Given task
Only the lines from the start of the data to the line containing "0.426, 0.464, 0.466, 0.478, 0.464, 0.394, 0.389, 0.371];", both included, should be output, exactly and without pictures.

--- START Supplied data ---

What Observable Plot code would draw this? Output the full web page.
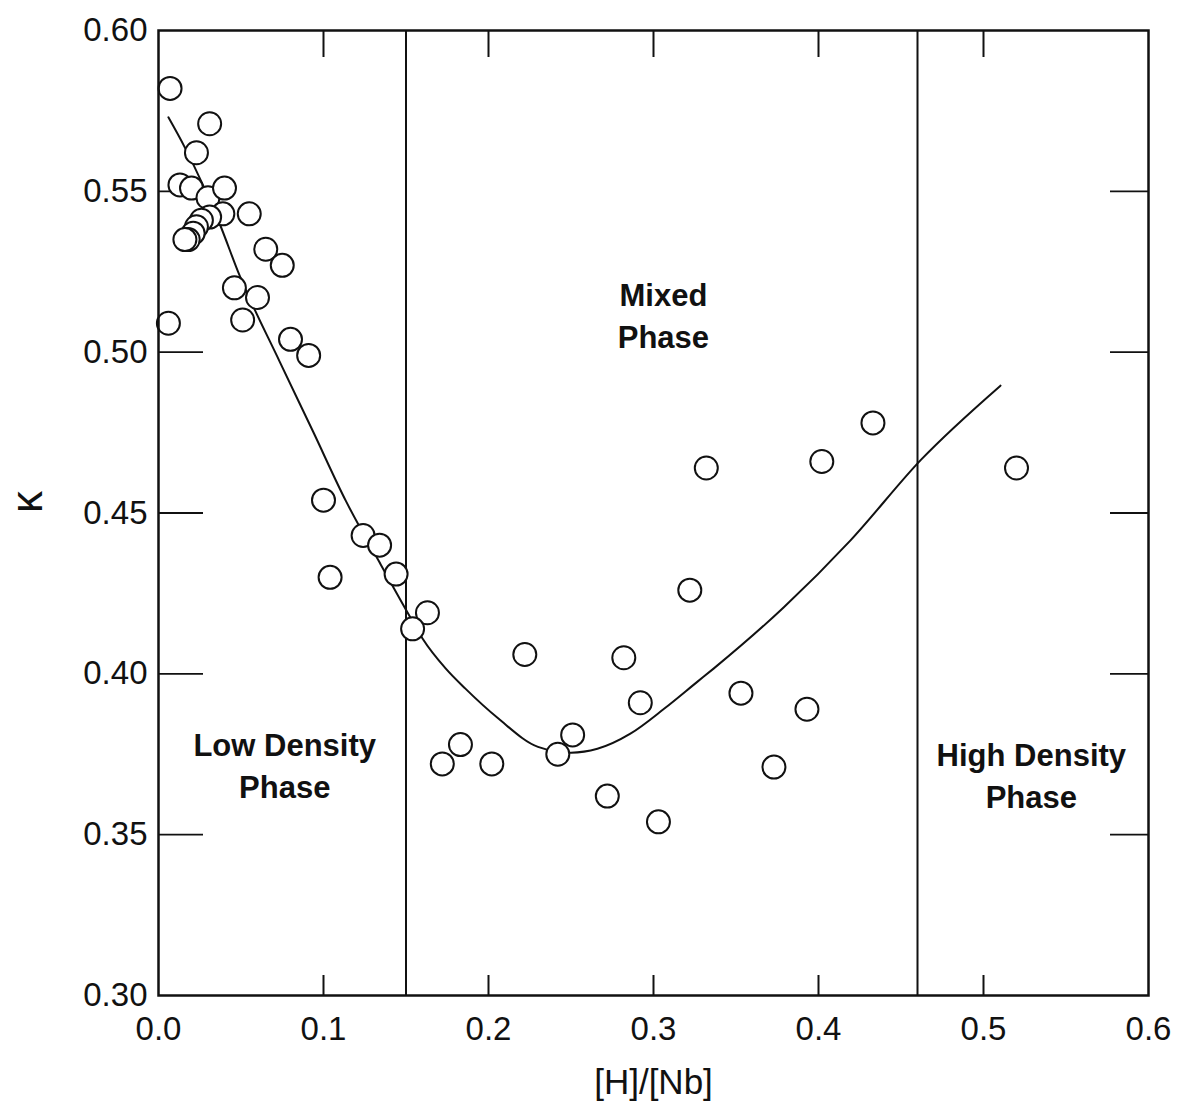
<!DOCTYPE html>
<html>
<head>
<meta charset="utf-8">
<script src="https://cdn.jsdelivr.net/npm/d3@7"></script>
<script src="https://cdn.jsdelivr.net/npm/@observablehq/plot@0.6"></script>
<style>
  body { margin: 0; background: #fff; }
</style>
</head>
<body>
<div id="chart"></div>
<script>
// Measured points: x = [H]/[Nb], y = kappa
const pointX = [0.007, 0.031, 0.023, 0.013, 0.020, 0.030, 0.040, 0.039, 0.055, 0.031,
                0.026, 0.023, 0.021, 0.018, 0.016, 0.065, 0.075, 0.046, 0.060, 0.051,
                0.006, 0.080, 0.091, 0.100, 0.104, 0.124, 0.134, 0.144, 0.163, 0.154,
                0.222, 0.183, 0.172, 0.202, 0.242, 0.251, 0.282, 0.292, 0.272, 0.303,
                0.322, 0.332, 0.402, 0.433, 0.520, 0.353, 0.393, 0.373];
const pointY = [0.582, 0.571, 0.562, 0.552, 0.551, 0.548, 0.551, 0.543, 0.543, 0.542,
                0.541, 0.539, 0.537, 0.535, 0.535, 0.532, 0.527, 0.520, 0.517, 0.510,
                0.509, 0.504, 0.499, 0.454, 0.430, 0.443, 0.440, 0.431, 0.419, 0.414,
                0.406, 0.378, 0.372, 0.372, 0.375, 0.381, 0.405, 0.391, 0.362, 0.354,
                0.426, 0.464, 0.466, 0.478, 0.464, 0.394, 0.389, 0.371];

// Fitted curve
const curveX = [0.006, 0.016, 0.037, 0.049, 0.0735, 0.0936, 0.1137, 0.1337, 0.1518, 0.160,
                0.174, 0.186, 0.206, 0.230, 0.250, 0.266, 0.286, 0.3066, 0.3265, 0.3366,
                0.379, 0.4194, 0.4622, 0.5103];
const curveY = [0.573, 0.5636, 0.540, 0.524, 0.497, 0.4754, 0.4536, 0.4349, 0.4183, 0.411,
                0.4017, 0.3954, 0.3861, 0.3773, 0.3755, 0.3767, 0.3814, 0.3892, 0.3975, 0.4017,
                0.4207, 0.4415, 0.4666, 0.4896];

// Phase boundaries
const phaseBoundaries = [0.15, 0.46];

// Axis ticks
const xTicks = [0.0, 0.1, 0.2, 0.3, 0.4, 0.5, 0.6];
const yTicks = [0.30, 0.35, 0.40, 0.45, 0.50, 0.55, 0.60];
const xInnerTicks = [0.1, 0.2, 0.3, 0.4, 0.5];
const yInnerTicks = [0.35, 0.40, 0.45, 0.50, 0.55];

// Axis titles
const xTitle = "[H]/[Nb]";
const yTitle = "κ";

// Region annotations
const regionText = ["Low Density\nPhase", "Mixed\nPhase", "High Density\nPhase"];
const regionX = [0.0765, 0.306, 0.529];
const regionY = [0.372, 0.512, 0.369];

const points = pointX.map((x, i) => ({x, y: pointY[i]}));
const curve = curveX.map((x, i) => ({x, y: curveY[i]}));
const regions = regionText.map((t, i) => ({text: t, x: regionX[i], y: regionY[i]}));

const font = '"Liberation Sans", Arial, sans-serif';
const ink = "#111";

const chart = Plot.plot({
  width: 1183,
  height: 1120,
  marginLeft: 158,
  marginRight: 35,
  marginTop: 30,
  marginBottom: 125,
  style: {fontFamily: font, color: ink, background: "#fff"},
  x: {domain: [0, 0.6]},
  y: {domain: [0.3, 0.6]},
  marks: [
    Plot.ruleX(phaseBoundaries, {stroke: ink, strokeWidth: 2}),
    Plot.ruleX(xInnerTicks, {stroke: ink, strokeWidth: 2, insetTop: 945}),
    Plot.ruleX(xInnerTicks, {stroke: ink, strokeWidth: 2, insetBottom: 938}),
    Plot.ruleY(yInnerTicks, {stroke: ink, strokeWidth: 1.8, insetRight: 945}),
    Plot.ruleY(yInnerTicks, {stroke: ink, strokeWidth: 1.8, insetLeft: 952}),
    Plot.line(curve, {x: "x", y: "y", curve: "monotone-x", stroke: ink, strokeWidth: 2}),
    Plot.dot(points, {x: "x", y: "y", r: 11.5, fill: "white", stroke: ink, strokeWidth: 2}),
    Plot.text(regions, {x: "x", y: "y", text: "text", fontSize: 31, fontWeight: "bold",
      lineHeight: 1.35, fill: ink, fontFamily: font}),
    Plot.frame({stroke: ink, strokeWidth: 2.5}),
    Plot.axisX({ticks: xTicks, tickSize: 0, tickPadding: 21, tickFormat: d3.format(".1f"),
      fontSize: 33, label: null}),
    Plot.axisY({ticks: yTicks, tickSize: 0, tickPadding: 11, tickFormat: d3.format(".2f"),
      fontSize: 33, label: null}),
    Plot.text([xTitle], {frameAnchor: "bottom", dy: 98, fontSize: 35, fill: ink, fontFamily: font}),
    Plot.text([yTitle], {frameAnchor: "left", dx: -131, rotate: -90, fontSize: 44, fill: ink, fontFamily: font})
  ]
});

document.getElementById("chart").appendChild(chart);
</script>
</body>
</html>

--- END Supplied data ---

Right answer
What Observable Plot code would draw this? Output the full web page.
<!DOCTYPE html>
<html>
<head>
<meta charset="utf-8">
<script src="https://cdn.jsdelivr.net/npm/d3@7"></script>
<script src="https://cdn.jsdelivr.net/npm/@observablehq/plot@0.6"></script>
<style>
  body { margin: 0; background: #fff; }
</style>
</head>
<body>
<div id="chart"></div>
<script>
// Measured points: x = [H]/[Nb], y = kappa
const pointX = [0.007, 0.031, 0.023, 0.013, 0.020, 0.030, 0.040, 0.039, 0.055, 0.031,
                0.026, 0.023, 0.021, 0.018, 0.016, 0.065, 0.075, 0.046, 0.060, 0.051,
                0.006, 0.080, 0.091, 0.100, 0.104, 0.124, 0.134, 0.144, 0.163, 0.154,
                0.222, 0.183, 0.172, 0.202, 0.242, 0.251, 0.282, 0.292, 0.272, 0.303,
                0.322, 0.332, 0.402, 0.433, 0.520, 0.353, 0.393, 0.373];
const pointY = [0.582, 0.571, 0.562, 0.552, 0.551, 0.548, 0.551, 0.543, 0.543, 0.542,
                0.541, 0.539, 0.537, 0.535, 0.535, 0.532, 0.527, 0.520, 0.517, 0.510,
                0.509, 0.504, 0.499, 0.454, 0.430, 0.443, 0.440, 0.431, 0.419, 0.414,
                0.406, 0.378, 0.372, 0.372, 0.375, 0.381, 0.405, 0.391, 0.362, 0.354,
                0.426, 0.464, 0.466, 0.478, 0.464, 0.394, 0.389, 0.371];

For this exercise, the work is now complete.